● **Instructions for the task**:
Scan the records for the word "LaTeX". Copy each line that includes it.

● **Dataset rows**:
════

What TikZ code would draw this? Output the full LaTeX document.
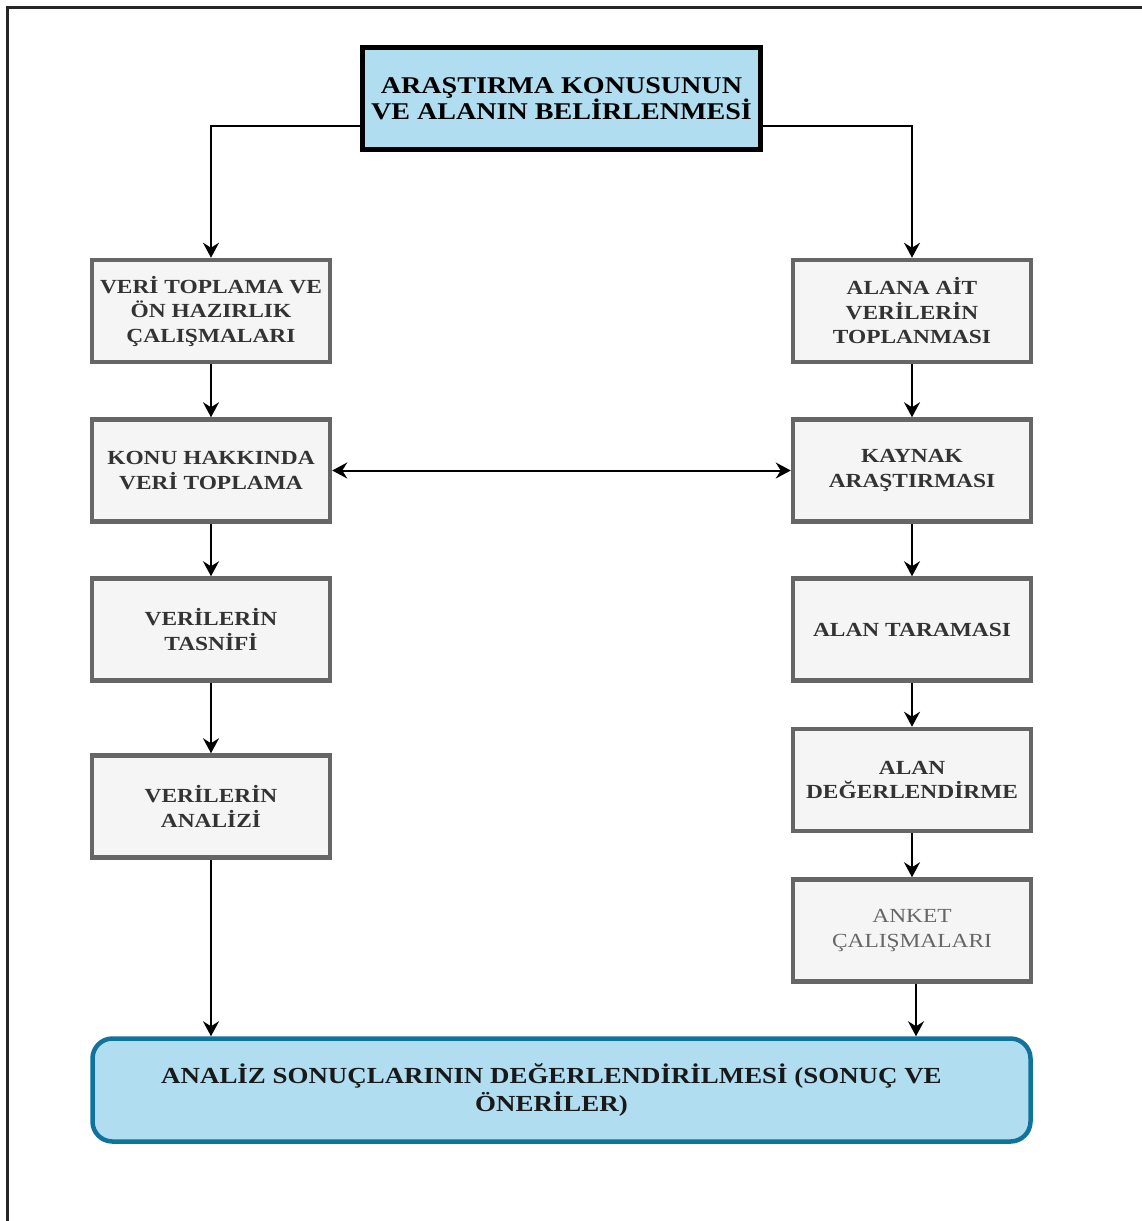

════

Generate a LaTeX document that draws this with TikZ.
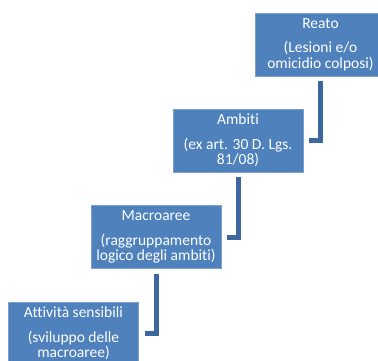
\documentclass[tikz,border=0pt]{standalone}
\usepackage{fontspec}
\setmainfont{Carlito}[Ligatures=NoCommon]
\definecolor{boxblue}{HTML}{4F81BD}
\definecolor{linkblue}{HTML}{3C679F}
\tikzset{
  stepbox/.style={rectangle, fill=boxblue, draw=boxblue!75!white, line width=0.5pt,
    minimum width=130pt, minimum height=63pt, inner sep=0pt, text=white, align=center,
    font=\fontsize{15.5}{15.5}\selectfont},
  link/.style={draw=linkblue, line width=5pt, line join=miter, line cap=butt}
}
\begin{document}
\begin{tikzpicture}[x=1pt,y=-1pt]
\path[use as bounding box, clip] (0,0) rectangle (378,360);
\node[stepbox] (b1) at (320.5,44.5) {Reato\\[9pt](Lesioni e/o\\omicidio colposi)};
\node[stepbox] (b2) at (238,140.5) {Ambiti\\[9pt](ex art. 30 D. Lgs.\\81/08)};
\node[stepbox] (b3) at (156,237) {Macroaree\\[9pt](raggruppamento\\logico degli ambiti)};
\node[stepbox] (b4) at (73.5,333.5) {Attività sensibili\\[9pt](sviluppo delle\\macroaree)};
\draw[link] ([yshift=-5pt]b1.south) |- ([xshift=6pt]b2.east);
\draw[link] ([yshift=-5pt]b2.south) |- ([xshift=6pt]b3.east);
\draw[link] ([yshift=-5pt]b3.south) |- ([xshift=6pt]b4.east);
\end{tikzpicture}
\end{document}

════

● **Output below**:
What TikZ code would draw this? Output the full LaTeX document.
Generate a LaTeX document that draws this with TikZ.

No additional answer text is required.